As soon as one cluster node is unhealthy or unrecoverable, contact AWS Support for a replacement device.

You can determine the quorum state of your cluster by determining your node's lock state and network reachability. The snowballEdge describe-cluster command reports back the lock and network reachability state for every node in an unlocked cluster. Ensuring that the devices in your cluster are healthy and connected is an administrative responsibility that you take on when you create the cluster job. For more information about the different client commands, see Commands for the Snowball Edge Client.

Considerations for Cluster Jobs for AWS Snowball Edge

Keep the following considerations in mind when planning to use a cluster of Snowball Edge devices:

  • We recommend that you have a redundant power supply to reduce potential performance and stability issues for your cluster.
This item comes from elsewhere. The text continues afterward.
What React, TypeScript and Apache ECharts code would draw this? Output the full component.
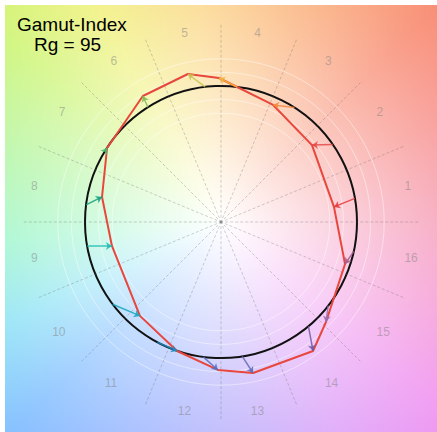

  • Like standalone local storage and compute jobs, the data stored in a cluster can't be imported into Amazon S3 without ordering additional devices as a part of separate import jobs. If you order these devices, you can transfer the data from the cluster to the devices and import the data when you return the devices for the import jobs.

  • To get data onto a cluster from Amazon S3, create a separate export job and copy the data from the devices of the export job onto the cluster.

  • You can use the console, the AWS CLI, or AWS SDK to create a cluster job.

  • Cluster nodes have node IDs. A node ID is the same as the job ID for a device that you can get from the console, the AWS CLI, the AWS SDKs, or the Snowball Edge client. You can use node IDs to remove old nodes from clusters. You can get a list of node IDs by using the snowballEdge describe-device command on an unlocked device or the describe-cluster on an unlocked cluster.

  • The lifespan of a cluster is limited by the security certificate granted to the cluster devices when the cluster is provisioned.

  • When AWS receives a returned device that was part of a cluster, we perform a complete erasure of the device. This erasure follows the National Institute of Standards and Technology (NIST) 800-88 standards.